Elizabeth Economy, author of a new book called The World According to China, argues that Beijing is aiming for a “radically transformed international order” in which the US is in essence pushed out of the Pacific and becomes merely an Atlantic power. Since the Indo-Pacific is now the core of the global economy, that would essentially leave China as “number one”. Rush Doshi, a China scholar working in the White House, makes a similar argument in his book, The Long Game. Citing various Chinese sources, Doshi makes the case that China is now clearly aiming for American-style global hegemony.

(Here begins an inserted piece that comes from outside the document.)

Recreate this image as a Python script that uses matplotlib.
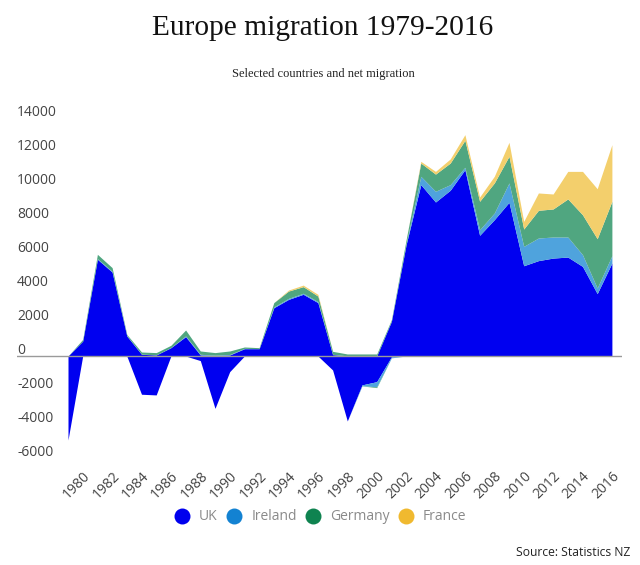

A bid for global supremacy The difference in the scale of the ambitions of China and Russia reflects the difference in their economic potential. Russia’s economy is now roughly the size of Italy’s. Moscow simply does not have the wealth to sustain a bid for global supremacy. By contrast, China is now, by some measures, the world’s largest economy. It is also the world’s largest manufacturer and exporter. Its population of 1.4bn people is roughly ten times that of Russia.

As a result, it is realistic for China to aspire to be the most powerful country in the world. But while the differences in the economic potential of Russia and China makes Xi ultimately more ambitious than Putin, in the short term it also makes him more cautious. There is something of a gambler’s desperation in Putin’s willingness to use military force to try to change the balance of power in Europe. Trenin argues that, having seen Nato expand into much of what was once the Soviet bloc, Putin sees Ukraine as his “last stand”.

In Beijing, by contrast, there is a strong feeling that time and history are on China’s side. The Chinese also have many economic instruments for expanding their influence that are simply not available to the Russians. A signature project of the Xi years is the Belt and Road Initiative, a vast international programme of Chinese-funded infrastructure that stretches into Central Asia, Africa, Europe and the Americas.